With that being said, the hardest part of this assignment was not solving the problem, but figuring out what WAS the problem. I didn't really want to completely remake a known piece of art. Nor did I want to create something that looks dumb. So I did a bit of both.

I love watching movies and I love playing video games. Vertigo's movie poster is pretty famous for its design seeing as how I had a poster of it hanging in my room before I even watched the movie (it was ok). I decided I would try to recreate that poster, but with a twist by replacing the silhouettes of the man and woman with some Tetris pieces.

I attempted to recreate the spiral in the Vertigo poster and completely failed. There was no way I was going to spend my time recreating it manually since I knew it could be done with some kind of algorithm. But good luck staring and analyzing that spiral without getting any migraines. I decided to go for something much simpler. I ended up with this:

To be honest, I thought this looked really stupid. The repeated circles did not give me the headaches I wanted, and the Tetris block looked completely out of place. The upside was that the circles and the iris ended up looking a bit like H.A.L.

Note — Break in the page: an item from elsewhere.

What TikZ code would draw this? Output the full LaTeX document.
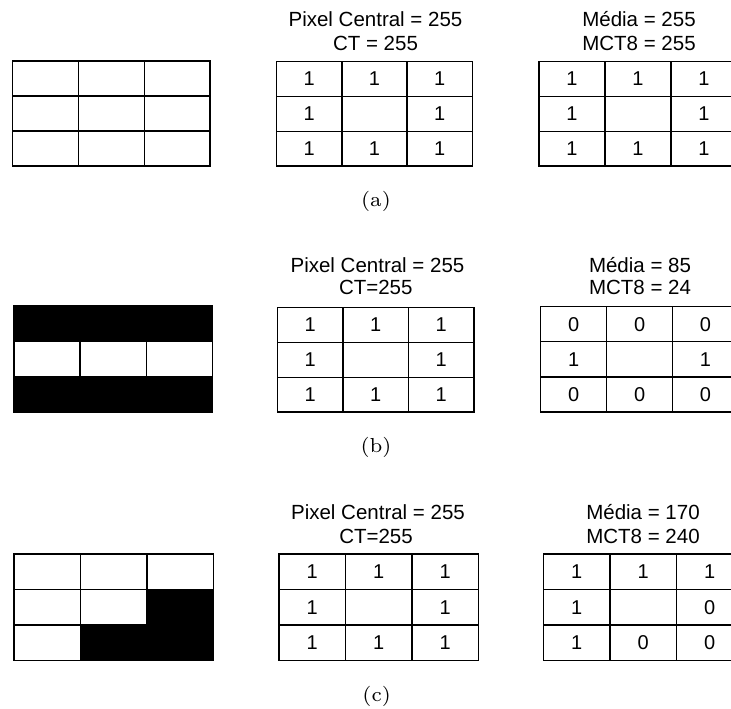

In order to add to the disorientating nature that the original Vertigo poster had, I played around with how I was creating the circles in my loop. I was surprised to see that such minor changes, like incrementing the position of a coordinate, could cause such a cool looking effect. I also lowered the opacity for most of my fills, which made the portrait a bit more glowy. This is the end product:

The web editor is pretty easy to use. I kind of wish it had some sort of capability to automatically autocomplete method names like in an IDE, but having the reference page on another browser tab was good enough. It did crash on me a couple times, and I lost a bit of progress because I didn't save. There should definitely be some sort of auto-save. Overall, it was a fun and fresh experience, and I can't wait to get even deeper into p5.js.